In Thucydides’s Peloponnesian War, the Athenians with brazenness or honesty — depending on one’s point of view — admit that it is natural for the governing elites of the lesser cities to resent their imperial power. But the Athenians also believe that those same elites should be grateful that the Athenians’ imperialism is gentle and brings benefits for all. When gratitude is not forthcoming, the Athenians are piqued, despite the law of human nature about resentment of power that they themselves acknowledge, and such pique leads to misjudgments of strategy and interest.

Americans, even (and much) more than the ancient Athenians, want to be popular. But popularity may not always be easy to square with the role that the U.S. is now fated to play in the world. Americans should accept a certain degree of unpopularity as at times inevitable. This means, above all, not trying to be popular at the cost of failing to do what is right (the typical argument of the kind of American left-liberals who think we should panic about irritating the French over Iraq).

At the same time, Americans should be dispassionate and clear-headed enough not to resent others who fail to welcome the U.S. with open arms, even if those others themselves stand to gain from America’s global role. We should remember that the French and the Germans and most other peoples with a strong self-concept aren’t mostly interested in being popular — respected, feared, admired, deferred to, envied, yes, but popular, hardly.

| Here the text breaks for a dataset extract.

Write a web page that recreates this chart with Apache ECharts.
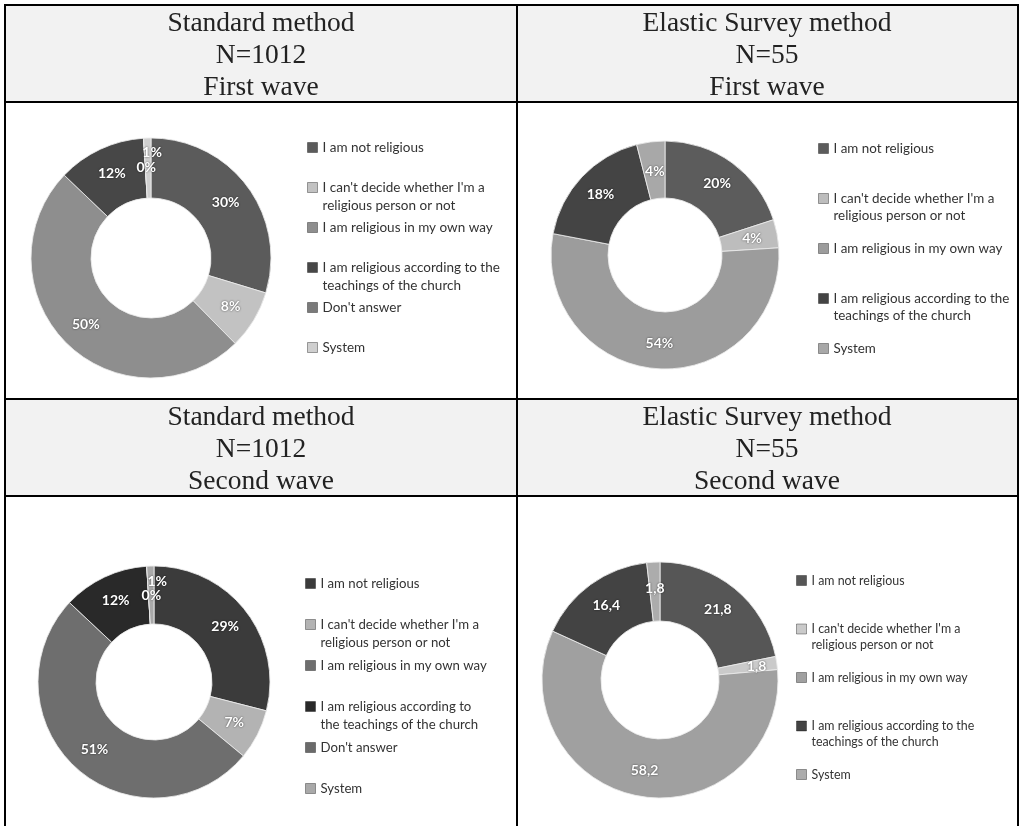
<!DOCTYPE html>
<html>
<head>
<meta charset="utf-8">
<title>Religiosity by survey method and wave</title>
<script src="https://cdn.jsdelivr.net/npm/echarts@6/dist/echarts.min.js"></script>
<style>
  html, body { margin: 0; padding: 0; background: #ffffff; }
  #chart { width: 1020px; height: 826px; }
</style>
</head>
<body>
<div id="chart"></div>
<script>
// ---- data ----
const CATS_STANDARD = [
  "I am not religious",
  "I can't decide whether I'm a religious person or not",
  "I am religious in my own way",
  "I am religious according to the teachings of the church",
  "Don't answer",
  "System"
];
const CATS_ELASTIC = [
  "I am not religious",
  "I can't decide whether I'm a religious person or not",
  "I am religious in my own way",
  "I am religious according to the teachings of the church",
  "System"
];
const STANDARD_WAVE1 = [30, 8, 50, 12, 0, 1];
const ELASTIC_WAVE1  = [20, 4, 54, 18, 4];
const STANDARD_WAVE2 = [29, 7, 51, 12, 0, 1];
const ELASTIC_WAVE2  = [21.8, 1.8, 58.2, 16.4, 1.8];

const TITLE_STANDARD_1 = "Standard method\nN=1012\nFirst wave";
const TITLE_ELASTIC_1  = "Elastic Survey method\nN=55\nFirst wave";
const TITLE_STANDARD_2 = "Standard method\nN=1012\nSecond wave";
const TITLE_ELASTIC_2  = "Elastic Survey method\nN=55\nSecond wave";

// legend line breaks
const WRAP_A = {
  "I can't decide whether I'm a religious person or not": "I can't decide whether I'm a\nreligious person or not",
  "I am religious according to the teachings of the church": "I am religious according to the\nteachings of the church"
};
const WRAP_B = {
  "I can't decide whether I'm a religious person or not": "I can't decide whether I'm a\nreligious person or not",
  "I am religious according to the teachings of the church": "I am religious according to\nthe teachings of the church"
};

const pct = v => v + '%';
const comma = v => String(v).replace('.', ',');

// ---- panel styling / layout ----
const panels = [
  {
    cats: CATS_STANDARD, values: STANDARD_WAVE1, fmt: pct, wrap: WRAP_A,
    center: [151, 258], radius: [60, 120],
    colors: ['#5b5b5b', '#c2c2c2', '#8e8e8e', '#474747', '#7a7a7a', '#cfcfcf'],
    labelOffsets: { 4: [1, 2], 5: [4, -13] },
    legend: { left: 307, top: 138, lh: 18, gap: 3, fs: 13.5 }
  },
  {
    cats: CATS_ELASTIC, values: ELASTIC_WAVE1, fmt: pct, wrap: WRAP_A,
    center: [665, 255], radius: [57, 114],
    colors: ['#5c5c5c', '#bdbdbd', '#9c9c9c', '#444444', '#a8a8a8'],
    labelOffsets: { 4: [1, 4] },
    legend: { left: 818, top: 139.5, lh: 17, gap: 15, fs: 13.4 }
  },
  {
    cats: CATS_STANDARD, values: STANDARD_WAVE2, fmt: pct, wrap: WRAP_B,
    center: [154, 682], radius: [58, 116],
    colors: ['#3b3b3b', '#b3b3b3', '#6e6e6e', '#292929', '#6a6a6a', '#a9a9a9'],
    labelOffsets: { 4: [3, 3], 5: [6, -11] },
    legend: { left: 305, top: 574, lh: 18, gap: 4, fs: 13.2 }
  },
  {
    cats: CATS_ELASTIC, values: ELASTIC_WAVE2, fmt: comma, wrap: WRAP_A,
    center: [660, 680], radius: [59, 118],
    colors: ['#565656', '#cacaca', '#a0a0a0', '#434343', '#acacac'],
    labelOffsets: { 1: [6, 0] },
    legend: { left: 796, top: 572, lh: 16, gap: 15.5, fs: 12.4 }
  }
];

function legendIcon(lh) {
  // square aligned with the first text line inside a box two lines tall
  const y = lh / 2 - 5;
  return 'path://M0,0M0,' + (2 * lh) + 'M0,' + y + 'h10v10h-10z';
}

const series = panels.map(p => ({
  type: 'pie',
  center: p.center,
  radius: p.radius,
  startAngle: 90,
  clockwise: true,
  avoidLabelOverlap: false,
  minShowLabelAngle: 0,
  labelLayout: { hideOverlap: false },
  silent: true,
  animation: false,
  itemStyle: { borderColor: 'rgba(235,235,235,0.85)', borderWidth: 1 },
  label: {
    show: true,
    position: 'inside',
    color: '#ffffff',
    fontFamily: 'Lato',
    fontWeight: 'bold',
    fontSize: 14,
    textShadowColor: 'rgba(0,0,0,0.65)',
    textShadowBlur: 2,
    formatter: params => p.fmt(params.value)
  },
  labelLine: { show: false },
  emphasis: { disabled: true },
  data: p.cats.map((c, j) => {
    const item = { name: c, value: p.values[j], itemStyle: { color: p.colors[j] } };
    if (p.labelOffsets[j]) item.label = { offset: p.labelOffsets[j] };
    return item;
  })
}));

const legends = panels.map(p => ({
  orient: 'vertical',
  left: p.legend.left,
  top: p.legend.top,
  padding: 0,
  itemWidth: 10,
  itemHeight: 2 * p.legend.lh,
  itemGap: p.legend.gap,
  icon: legendIcon(p.legend.lh),
  selectedMode: false,
  itemStyle: { borderColor: 'rgba(0,0,0,0.35)', borderWidth: 1 },
  textStyle: { fontFamily: 'Lato', fontSize: p.legend.fs, color: '#333333', lineHeight: p.legend.lh },
  formatter: name => {
    const t = p.wrap[name] || name;
    return t.indexOf('\n') >= 0 ? t : t + '\n ';
  },
  data: p.cats.map((c, j) => ({ name: c, itemStyle: { color: p.colors[j] } }))
}));

// ---- table frame and headings ----
const LINE = '#000000';
const HEAD_FILL = '#f2f2f2';
const headFont = '27.5px "Liberation Serif", "Times New Roman", serif';
const graphic = [
  { type: 'rect', shape: { x: 6, y: 6, width: 1011, height: 95 }, style: { fill: HEAD_FILL }, silent: true },
  { type: 'rect', shape: { x: 6, y: 400, width: 1011, height: 95 }, style: { fill: HEAD_FILL }, silent: true },
  { type: 'rect', shape: { x: 4, y: 4, width: 1015, height: 2 }, style: { fill: LINE }, silent: true },
  { type: 'rect', shape: { x: 4, y: 101, width: 1015, height: 2 }, style: { fill: LINE }, silent: true },
  { type: 'rect', shape: { x: 4, y: 398, width: 1015, height: 2 }, style: { fill: LINE }, silent: true },
  { type: 'rect', shape: { x: 4, y: 495, width: 1015, height: 2 }, style: { fill: LINE }, silent: true },
  { type: 'rect', shape: { x: 4, y: 4, width: 2, height: 822 }, style: { fill: LINE }, silent: true },
  { type: 'rect', shape: { x: 516, y: 4, width: 2, height: 822 }, style: { fill: LINE }, silent: true },
  { type: 'rect', shape: { x: 1017, y: 4, width: 2, height: 822 }, style: { fill: LINE }, silent: true }
];
[[TITLE_STANDARD_1, 261, 8], [TITLE_ELASTIC_1, 767, 8], [TITLE_STANDARD_2, 261, 402], [TITLE_ELASTIC_2, 767, 402]]
  .forEach(([text, x, y]) => {
    graphic.push({
      type: 'text', x: x, y: y, silent: true,
      style: { text: text, font: headFont, fill: '#222222', textAlign: 'center', textVerticalAlign: 'top', lineHeight: 32 }
    });
  });

const chart = echarts.init(document.getElementById('chart'));
chart.setOption({
  animation: false,
  backgroundColor: '#ffffff',
  graphic: graphic,
  legend: legends,
  series: series
});
</script>
</body>
</html>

Contrary to one fashionable narrative, America was not attacked on September 11 because it was unpopular, but rather because it was seen as vulnerable. Bin Laden hit the nail on the head in one of those taped monologues. If there is a strong horse and a weak horse, people will bet on the strong horse (or the horse that looks strong, one should add). That isn’t some verse from the Koran; it’s more or less a translation of Machiavelli’s dictum that it is better to be feared than loved; love can go hand in hand with contempt, and contempt can lead to one’s enemies being emboldened.

Perhaps the most important failure of Revel’s book is to explore the role of contempt, or the idea of America’s weakness, in anti-Americanism, especially that of Islamic extremists living in Europe. This is the notion that, for all its apparent economic and military might, America is a nation of decadent, hedonistic cowards who scare easily. Now, this is one anti-American prejudice that does have consequences, but ironically, Revel is ill-situated to rail against it. For it was Revel himself in How Democracies Perish (Doubleday, 1984) who warned that Western societies, including and especially the United States, might not have the backbone to stand up to anti-liberal, anti-Western extremism. I wonder whether he is aware of how he played into the one kind of anti-Americanism that we really have to worry about.

Robert Howse is professor of law at the University of Michigan and coeditor (with Kalypso Nicolaidis) of The Federal Vision: Legitimacy and Levels of Government in the United States and the European Union (Oxford University Press, 2001).